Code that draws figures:
================================
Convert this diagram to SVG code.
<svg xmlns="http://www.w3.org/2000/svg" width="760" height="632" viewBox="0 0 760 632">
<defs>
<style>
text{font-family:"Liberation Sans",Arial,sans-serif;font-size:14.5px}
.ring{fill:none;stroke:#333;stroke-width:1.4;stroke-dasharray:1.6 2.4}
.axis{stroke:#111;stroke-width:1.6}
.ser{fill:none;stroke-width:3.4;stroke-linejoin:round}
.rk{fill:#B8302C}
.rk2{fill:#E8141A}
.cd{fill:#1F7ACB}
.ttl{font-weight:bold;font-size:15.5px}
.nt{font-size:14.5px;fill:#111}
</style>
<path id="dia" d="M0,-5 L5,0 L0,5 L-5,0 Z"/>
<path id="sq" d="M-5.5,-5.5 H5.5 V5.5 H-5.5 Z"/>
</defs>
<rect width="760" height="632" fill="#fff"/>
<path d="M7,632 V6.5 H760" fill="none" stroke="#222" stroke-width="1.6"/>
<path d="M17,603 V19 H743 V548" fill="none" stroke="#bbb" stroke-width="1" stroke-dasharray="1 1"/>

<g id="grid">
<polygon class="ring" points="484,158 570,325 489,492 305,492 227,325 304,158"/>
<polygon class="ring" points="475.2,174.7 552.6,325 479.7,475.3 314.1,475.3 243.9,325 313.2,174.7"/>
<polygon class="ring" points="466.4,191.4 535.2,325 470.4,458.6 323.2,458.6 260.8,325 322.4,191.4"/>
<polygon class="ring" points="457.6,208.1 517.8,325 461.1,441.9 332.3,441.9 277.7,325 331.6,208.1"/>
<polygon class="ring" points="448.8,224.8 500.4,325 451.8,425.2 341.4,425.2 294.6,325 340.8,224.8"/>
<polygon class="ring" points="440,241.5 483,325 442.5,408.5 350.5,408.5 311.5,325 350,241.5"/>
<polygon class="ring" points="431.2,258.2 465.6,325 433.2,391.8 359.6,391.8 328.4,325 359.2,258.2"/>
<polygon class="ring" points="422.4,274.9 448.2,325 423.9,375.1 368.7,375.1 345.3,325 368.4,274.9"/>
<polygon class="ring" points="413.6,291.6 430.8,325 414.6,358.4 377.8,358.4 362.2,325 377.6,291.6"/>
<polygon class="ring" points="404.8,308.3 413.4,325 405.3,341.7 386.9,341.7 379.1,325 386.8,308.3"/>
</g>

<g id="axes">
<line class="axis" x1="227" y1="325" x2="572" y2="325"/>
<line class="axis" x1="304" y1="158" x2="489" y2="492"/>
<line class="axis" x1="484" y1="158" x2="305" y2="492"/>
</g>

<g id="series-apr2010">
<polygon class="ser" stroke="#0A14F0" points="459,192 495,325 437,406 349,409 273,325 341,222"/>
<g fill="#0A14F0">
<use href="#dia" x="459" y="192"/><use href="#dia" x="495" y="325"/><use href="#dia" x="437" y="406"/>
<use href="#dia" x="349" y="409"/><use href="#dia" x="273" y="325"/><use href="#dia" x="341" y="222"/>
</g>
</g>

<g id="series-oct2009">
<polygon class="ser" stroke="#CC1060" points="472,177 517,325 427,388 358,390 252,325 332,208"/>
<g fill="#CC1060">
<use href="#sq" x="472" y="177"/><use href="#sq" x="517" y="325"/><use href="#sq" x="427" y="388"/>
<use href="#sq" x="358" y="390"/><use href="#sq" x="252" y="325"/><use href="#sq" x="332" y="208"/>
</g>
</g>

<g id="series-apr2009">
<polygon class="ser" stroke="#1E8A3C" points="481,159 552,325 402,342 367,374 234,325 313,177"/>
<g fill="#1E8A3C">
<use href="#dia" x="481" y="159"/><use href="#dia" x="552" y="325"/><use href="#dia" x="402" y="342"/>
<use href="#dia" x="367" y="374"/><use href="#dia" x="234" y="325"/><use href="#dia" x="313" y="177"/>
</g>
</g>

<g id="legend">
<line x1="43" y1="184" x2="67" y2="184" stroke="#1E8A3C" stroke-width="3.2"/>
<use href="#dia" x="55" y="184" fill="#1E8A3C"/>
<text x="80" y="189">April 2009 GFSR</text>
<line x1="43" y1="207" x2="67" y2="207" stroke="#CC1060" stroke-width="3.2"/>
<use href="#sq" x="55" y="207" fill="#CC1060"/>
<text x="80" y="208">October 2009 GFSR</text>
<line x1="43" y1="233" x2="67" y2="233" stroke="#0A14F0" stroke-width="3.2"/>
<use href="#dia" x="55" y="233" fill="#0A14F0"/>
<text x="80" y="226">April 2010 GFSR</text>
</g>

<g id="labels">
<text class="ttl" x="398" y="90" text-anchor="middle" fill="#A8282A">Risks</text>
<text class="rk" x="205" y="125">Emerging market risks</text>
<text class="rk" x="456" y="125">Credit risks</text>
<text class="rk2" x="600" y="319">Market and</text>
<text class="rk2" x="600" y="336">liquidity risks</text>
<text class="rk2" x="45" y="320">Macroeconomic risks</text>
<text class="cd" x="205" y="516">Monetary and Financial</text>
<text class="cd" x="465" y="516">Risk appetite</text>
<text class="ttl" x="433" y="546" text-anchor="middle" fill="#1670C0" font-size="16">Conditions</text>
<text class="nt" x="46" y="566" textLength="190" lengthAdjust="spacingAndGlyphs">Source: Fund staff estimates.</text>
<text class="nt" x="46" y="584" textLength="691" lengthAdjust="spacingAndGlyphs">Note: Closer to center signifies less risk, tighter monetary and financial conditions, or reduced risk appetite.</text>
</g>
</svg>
================================
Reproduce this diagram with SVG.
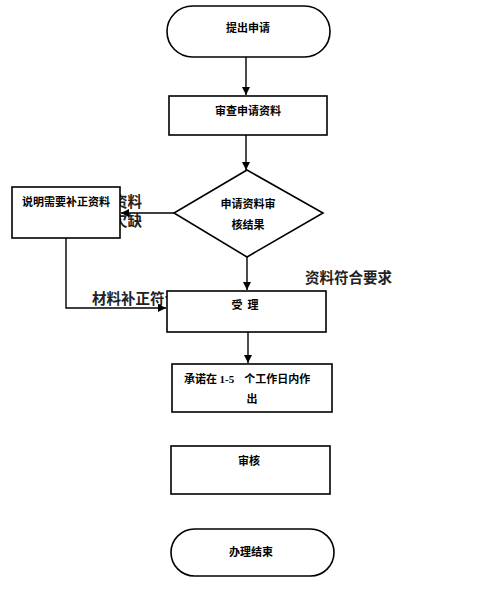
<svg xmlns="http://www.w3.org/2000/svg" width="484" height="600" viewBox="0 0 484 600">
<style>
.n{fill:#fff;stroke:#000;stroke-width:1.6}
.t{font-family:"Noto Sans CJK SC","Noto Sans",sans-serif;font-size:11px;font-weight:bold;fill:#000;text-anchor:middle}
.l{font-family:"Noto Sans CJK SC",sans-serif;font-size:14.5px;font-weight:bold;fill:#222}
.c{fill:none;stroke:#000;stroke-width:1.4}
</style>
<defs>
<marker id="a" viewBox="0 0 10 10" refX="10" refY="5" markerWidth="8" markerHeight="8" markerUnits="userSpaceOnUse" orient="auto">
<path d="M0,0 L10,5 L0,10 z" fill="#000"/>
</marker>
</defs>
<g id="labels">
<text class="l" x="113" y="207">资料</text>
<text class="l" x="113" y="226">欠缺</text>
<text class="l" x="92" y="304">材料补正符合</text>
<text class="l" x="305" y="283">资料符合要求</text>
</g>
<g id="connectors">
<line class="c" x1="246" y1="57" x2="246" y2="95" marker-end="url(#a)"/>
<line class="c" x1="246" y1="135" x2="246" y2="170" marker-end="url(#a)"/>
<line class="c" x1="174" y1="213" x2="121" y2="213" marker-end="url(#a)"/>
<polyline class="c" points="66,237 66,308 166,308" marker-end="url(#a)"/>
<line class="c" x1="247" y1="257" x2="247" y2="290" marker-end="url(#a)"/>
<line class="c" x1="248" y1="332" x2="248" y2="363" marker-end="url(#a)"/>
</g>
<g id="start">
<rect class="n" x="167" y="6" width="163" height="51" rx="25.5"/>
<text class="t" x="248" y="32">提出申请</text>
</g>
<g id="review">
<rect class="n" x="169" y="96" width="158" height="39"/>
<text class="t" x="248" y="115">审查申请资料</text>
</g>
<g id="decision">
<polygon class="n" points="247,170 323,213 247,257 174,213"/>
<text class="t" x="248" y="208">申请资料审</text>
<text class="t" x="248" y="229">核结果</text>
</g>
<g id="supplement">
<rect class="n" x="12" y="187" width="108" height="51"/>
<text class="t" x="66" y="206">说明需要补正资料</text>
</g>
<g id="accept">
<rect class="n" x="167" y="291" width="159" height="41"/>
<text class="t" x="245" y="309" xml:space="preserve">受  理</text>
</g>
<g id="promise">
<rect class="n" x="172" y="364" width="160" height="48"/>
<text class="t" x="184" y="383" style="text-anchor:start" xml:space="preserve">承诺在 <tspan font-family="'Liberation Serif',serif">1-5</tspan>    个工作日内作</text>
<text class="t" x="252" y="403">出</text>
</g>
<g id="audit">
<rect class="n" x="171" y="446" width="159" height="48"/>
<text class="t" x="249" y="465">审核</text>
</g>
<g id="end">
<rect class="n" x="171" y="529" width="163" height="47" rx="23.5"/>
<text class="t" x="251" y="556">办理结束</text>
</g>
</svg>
================================
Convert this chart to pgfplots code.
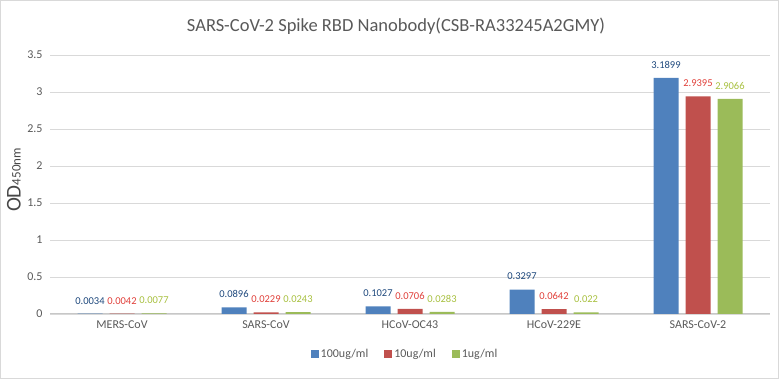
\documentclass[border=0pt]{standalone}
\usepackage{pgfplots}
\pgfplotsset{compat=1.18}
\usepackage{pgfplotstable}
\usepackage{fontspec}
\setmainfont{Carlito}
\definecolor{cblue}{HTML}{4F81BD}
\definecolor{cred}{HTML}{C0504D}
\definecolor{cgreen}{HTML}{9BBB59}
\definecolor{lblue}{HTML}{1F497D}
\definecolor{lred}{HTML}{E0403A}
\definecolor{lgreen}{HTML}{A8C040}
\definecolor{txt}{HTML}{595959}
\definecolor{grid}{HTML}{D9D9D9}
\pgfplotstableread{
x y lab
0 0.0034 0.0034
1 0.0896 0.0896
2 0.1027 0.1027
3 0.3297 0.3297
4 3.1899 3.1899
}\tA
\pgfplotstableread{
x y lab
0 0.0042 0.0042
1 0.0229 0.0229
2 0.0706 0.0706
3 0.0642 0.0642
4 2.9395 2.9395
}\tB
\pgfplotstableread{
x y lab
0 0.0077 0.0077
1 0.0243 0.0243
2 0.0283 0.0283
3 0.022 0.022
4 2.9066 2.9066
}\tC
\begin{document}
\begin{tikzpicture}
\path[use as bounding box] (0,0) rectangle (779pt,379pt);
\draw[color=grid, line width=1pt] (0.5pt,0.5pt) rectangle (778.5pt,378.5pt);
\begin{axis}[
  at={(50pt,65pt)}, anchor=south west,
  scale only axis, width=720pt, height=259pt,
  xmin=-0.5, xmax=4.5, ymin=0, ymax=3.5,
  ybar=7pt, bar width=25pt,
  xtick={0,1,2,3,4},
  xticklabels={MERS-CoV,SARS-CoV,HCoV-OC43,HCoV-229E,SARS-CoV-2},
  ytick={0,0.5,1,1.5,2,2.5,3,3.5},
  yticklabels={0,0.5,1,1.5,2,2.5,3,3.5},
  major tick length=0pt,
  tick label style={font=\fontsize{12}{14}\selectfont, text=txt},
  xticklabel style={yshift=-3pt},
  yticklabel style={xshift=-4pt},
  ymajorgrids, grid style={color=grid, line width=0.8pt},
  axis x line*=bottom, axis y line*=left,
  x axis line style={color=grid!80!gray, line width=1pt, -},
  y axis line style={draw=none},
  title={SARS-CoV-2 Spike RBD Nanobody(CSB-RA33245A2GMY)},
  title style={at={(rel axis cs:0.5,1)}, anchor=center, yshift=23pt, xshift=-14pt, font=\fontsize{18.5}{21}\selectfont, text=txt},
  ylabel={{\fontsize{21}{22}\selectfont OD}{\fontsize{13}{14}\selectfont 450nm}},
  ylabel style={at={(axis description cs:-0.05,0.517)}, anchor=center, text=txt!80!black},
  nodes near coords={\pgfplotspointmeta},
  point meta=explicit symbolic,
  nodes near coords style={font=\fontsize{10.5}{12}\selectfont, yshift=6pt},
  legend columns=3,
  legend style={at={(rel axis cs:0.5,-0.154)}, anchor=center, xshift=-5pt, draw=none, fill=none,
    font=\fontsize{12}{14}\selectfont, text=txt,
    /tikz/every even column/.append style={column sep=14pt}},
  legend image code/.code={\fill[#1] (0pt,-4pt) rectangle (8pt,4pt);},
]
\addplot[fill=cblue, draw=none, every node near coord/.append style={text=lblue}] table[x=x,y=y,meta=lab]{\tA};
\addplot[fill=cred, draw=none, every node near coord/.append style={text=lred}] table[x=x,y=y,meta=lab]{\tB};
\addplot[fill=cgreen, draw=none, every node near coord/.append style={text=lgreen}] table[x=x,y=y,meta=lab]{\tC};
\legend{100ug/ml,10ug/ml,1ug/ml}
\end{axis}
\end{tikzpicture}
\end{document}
================================
_Set problem_: Of the lines above, how many hold the string "this"? Answer with only the number.

_The response_: 3